By the end of the week 143 schools - 88 per cent of the city's total - will be open.

National Civil Defence controller John Hamilton said authorities expected that 69 per cent of early childhood education services would also be reopened this week.

Nine learning hubs have been set up around the city for Year 1-8 students whose schools are still closed for repairs.

Mr Hamilton said the people who were planning to return would need to become familiar with the changed infrastructure and procedures, as most had left Christchurch on the day of the quake.

"Residents returning are advised to take a chemical toilet if it is offered to them, even if their home toilets seem to be working, as the sewage system still is fragile and we're not sure how it will cope if it rains."

The shortage of portable toilets in the city had been largely remedied by the arrival of another 960 from the United States on Saturday.
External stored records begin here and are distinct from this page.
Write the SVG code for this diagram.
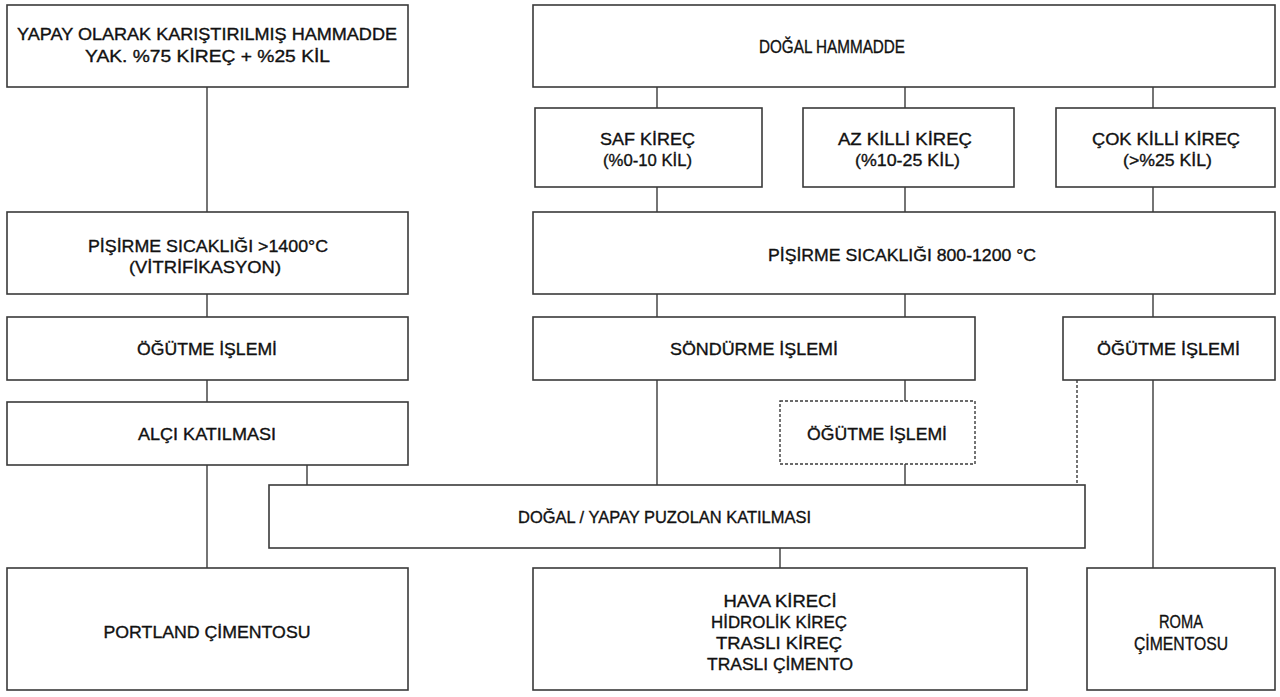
<svg xmlns="http://www.w3.org/2000/svg" width="1280" height="697" viewBox="0 0 1280 697">
<style>
.b{fill:#fff;stroke:#3a3a3a;stroke-width:1.6}
.d{fill:#fff;stroke:#3a3a3a;stroke-width:1.4;stroke-dasharray:3 2}
.t{font-family:"Liberation Sans",Arial,sans-serif;font-size:17px;fill:#111;stroke:#111;stroke-width:0.35;text-anchor:middle}
.n{font-size:18.5px}
.c{stroke:#3a3a3a;stroke-width:1.4;fill:none}
.cd{stroke:#3a3a3a;stroke-width:1.4;fill:none;stroke-dasharray:3 2}
</style>
<rect width="1280" height="697" fill="#fff"/>
<g id="connectors">
<line class="c" x1="207" y1="87" x2="207" y2="212"/>
<line class="c" x1="207" y1="294" x2="207" y2="317"/>
<line class="c" x1="207" y1="380" x2="207" y2="402"/>
<line class="c" x1="207" y1="465" x2="207" y2="568"/>
<line class="c" x1="307" y1="465" x2="307" y2="485"/>
<line class="c" x1="657" y1="87" x2="657" y2="108"/>
<line class="c" x1="905" y1="87" x2="905" y2="108"/>
<line class="c" x1="1153" y1="87" x2="1153" y2="108"/>
<line class="c" x1="657" y1="187" x2="657" y2="212"/>
<line class="c" x1="905" y1="187" x2="905" y2="212"/>
<line class="c" x1="1153" y1="187" x2="1153" y2="212"/>
<line class="c" x1="657" y1="294" x2="657" y2="317"/>
<line class="c" x1="905" y1="294" x2="905" y2="317"/>
<line class="c" x1="1153" y1="294" x2="1153" y2="317"/>
<line class="c" x1="657" y1="380" x2="657" y2="485"/>
<line class="c" x1="905" y1="380" x2="905" y2="401"/>
<line class="c" x1="905" y1="464" x2="905" y2="485"/>
<line class="cd" x1="1077" y1="380" x2="1077" y2="485"/>
<line class="c" x1="1153" y1="380" x2="1153" y2="568"/>
<line class="c" x1="780" y1="548" x2="780" y2="568"/>
</g>
<g id="yapay"><rect class="b" x="7" y="5" width="401" height="82"/>
<text class="t" x="207" y="40" textLength="380" lengthAdjust="spacingAndGlyphs">YAPAY OLARAK KARIŞTIRILMIŞ HAMMADDE</text>
<text class="t" x="207.5" y="62" textLength="245" lengthAdjust="spacingAndGlyphs">YAK. %75 KİREÇ + %25 KİL</text></g>
<g id="dogal"><rect class="b" x="533" y="5" width="742" height="82"/>
<text class="t n" x="832" y="53" textLength="146" lengthAdjust="spacingAndGlyphs">DOĞAL HAMMADDE</text></g>
<g id="saf"><rect class="b" x="535" y="108" width="227" height="79"/>
<text class="t" x="647.5" y="145" textLength="95" lengthAdjust="spacingAndGlyphs">SAF KİREÇ</text>
<text class="t" x="647.5" y="166" textLength="89" lengthAdjust="spacingAndGlyphs">(%0-10 KİL)</text></g>
<g id="az"><rect class="b" x="803" y="108" width="211" height="79"/>
<text class="t" x="905" y="145" textLength="134" lengthAdjust="spacingAndGlyphs">AZ KİLLİ KİREÇ</text>
<text class="t" x="907.5" y="166" textLength="105" lengthAdjust="spacingAndGlyphs">(%10-25 KİL)</text></g>
<g id="cok"><rect class="b" x="1056" y="108" width="219" height="79"/>
<text class="t" x="1166" y="145" textLength="148" lengthAdjust="spacingAndGlyphs">ÇOK KİLLİ KİREÇ</text>
<text class="t" x="1167.5" y="166" textLength="89" lengthAdjust="spacingAndGlyphs">(&gt;%25 KİL)</text></g>
<g id="pisirme1"><rect class="b" x="7" y="212" width="401" height="82"/>
<text class="t" x="208" y="252" textLength="240" lengthAdjust="spacingAndGlyphs">PİŞİRME SICAKLIĞI &gt;1400°C</text>
<text class="t" x="205" y="273" textLength="152" lengthAdjust="spacingAndGlyphs">(VİTRİFİKASYON)</text></g>
<g id="pisirme2"><rect class="b" x="533" y="212" width="742" height="82"/>
<text class="t" x="902" y="261" textLength="268" lengthAdjust="spacingAndGlyphs">PİŞİRME SICAKLIĞI 800-1200 °C</text></g>
<g id="ogutme1"><rect class="b" x="7" y="317" width="401" height="63"/>
<text class="t" x="207" y="355" textLength="140" lengthAdjust="spacingAndGlyphs">ÖĞÜTME İŞLEMİ</text></g>
<g id="sondurme"><rect class="b" x="533" y="317" width="442" height="63"/>
<text class="t" x="754" y="355" textLength="168" lengthAdjust="spacingAndGlyphs">SÖNDÜRME İŞLEMİ</text></g>
<g id="ogutme2"><rect class="b" x="1063" y="317" width="212" height="63"/>
<text class="t" x="1168.5" y="355" textLength="143" lengthAdjust="spacingAndGlyphs">ÖĞÜTME İŞLEMİ</text></g>
<g id="alci"><rect class="b" x="7" y="402" width="401" height="63"/>
<text class="t" x="207" y="440" textLength="138" lengthAdjust="spacingAndGlyphs">ALÇI KATILMASI</text></g>
<g id="ogutme3"><rect class="d" x="780" y="401" width="195" height="63"/>
<text class="t" x="877" y="440" textLength="140" lengthAdjust="spacingAndGlyphs">ÖĞÜTME İŞLEMİ</text></g>
<g id="puzolan"><rect class="b" x="269" y="485" width="816" height="63"/>
<text class="t" x="664.5" y="523" textLength="293" lengthAdjust="spacingAndGlyphs">DOĞAL / YAPAY PUZOLAN KATILMASI</text></g>
<g id="portland"><rect class="b" x="7" y="568" width="401" height="122"/>
<text class="t" x="207" y="638" textLength="207" lengthAdjust="spacingAndGlyphs">PORTLAND ÇİMENTOSU</text></g>
<g id="hava"><rect class="b" x="533" y="568" width="494" height="122"/>
<text class="t" x="780" y="607" textLength="113" lengthAdjust="spacingAndGlyphs">HAVA KİRECİ</text>
<text class="t" x="779" y="628" textLength="136" lengthAdjust="spacingAndGlyphs">HİDROLİK KİREÇ</text>
<text class="t" x="779" y="649" textLength="126" lengthAdjust="spacingAndGlyphs">TRASLI KİREÇ</text>
<text class="t" x="780" y="670" textLength="146" lengthAdjust="spacingAndGlyphs">TRASLI ÇİMENTO</text></g>
<g id="roma"><rect class="b" x="1087" y="568" width="188" height="122"/>
<text class="t n" x="1181" y="628" textLength="44" lengthAdjust="spacingAndGlyphs">ROMA</text>
<text class="t n" x="1181" y="650" textLength="94" lengthAdjust="spacingAndGlyphs">ÇİMENTOSU</text></g>
</svg>
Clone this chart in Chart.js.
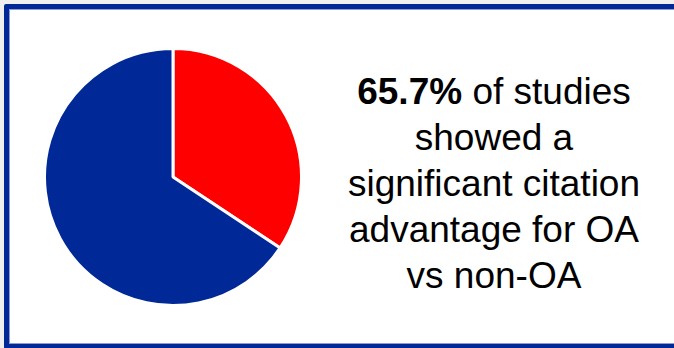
<!DOCTYPE html>
<html>
<head>
<meta charset="utf-8">
<script src="https://cdn.jsdelivr.net/npm/chart.js@4"></script>
<style>
  html, body { margin: 0; padding: 0; background: #f0f0f0; }
  body { width: 674px; height: 348px; overflow: hidden; position: relative; }
  #frame {
    position: absolute; left: 4px; top: 4px;
    width: 690px; height: 345px; box-sizing: border-box;
    border: 5px solid #002896; border-radius: 2px;
    background: #fff;
    box-shadow: inset 0 0 0 1px #8a9bd6;
  }
  #pieWrap { position: absolute; left: 43px; top: 47px; width: 260px; height: 260px; }
  #caption {
    position: absolute; left: 324px; top: 69px; width: 340px;
    font-family: "Liberation Sans", Arial, sans-serif;
    font-size: 37px; line-height: 46px; color: #000; text-align: center;
  }
  #caption b { font-weight: bold; }
</style>
</head>
<body>
<div id="frame"></div>
<div id="pieWrap"><canvas id="pieChart" width="260" height="260"></canvas></div>
<div id="caption"><b>65.7%</b> of studies<br>showed a<br>significant citation<br>advantage for OA<br>vs non-OA</div>
<script>
const labels = ["No significant advantage", "Significant OA advantage"];
const shares = [34.3, 65.7];
const colors = ["#ff0000", "#002896"];

const ctx = document.getElementById("pieChart").getContext("2d");
new Chart(ctx, {
  type: "pie",
  data: {
    labels,
    datasets: [{
      data: shares,
      backgroundColor: colors,
      borderColor: "#ffffff",
      borderWidth: 3
    }]
  },
  options: {
    responsive: false,
    animation: false,
    layout: { padding: 0 },
    plugins: {
      legend: { display: false },
      tooltip: { enabled: false }
    }
  }
});
</script>
</body>
</html>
"Another 200 will arrive on Tuesday and both lots will be assembled and distributed to the suburbs as soon as possible."

The Government has extended the national state of emergency for another seven days and it is expected to continue for several more weeks.

Civil Defence Minister John Carter said that ensured the maximum possible co-ordination and co-operation between central and local resources.

The city is still being shaken by aftershocks, which are predicted to continue, and one scientist said there would a magnitude-four or greater aftershock every couple of weeks during the Rugby World Cup.

GNS Science geological hazard modeller Matt Gerstenberger said

Christchurch was still being rattled by roughly one magnitude-four aftershock a day, but that should drop within two weeks to one magnitude-four every three to four days.

But the probability of an earthquake of magnitude 6 or greater within the next year was roughly 6 per cent.

Christchurch has had more than 4000 aftershocks since the city's first major quake on September 4.

In numbers

60,000 residents expected to return soon.
143 schools to reopen by the end of the week.
4000 aftershocks since the initial September 4 quake.
6 per cent chance of another magnitude-6 aftershock this year.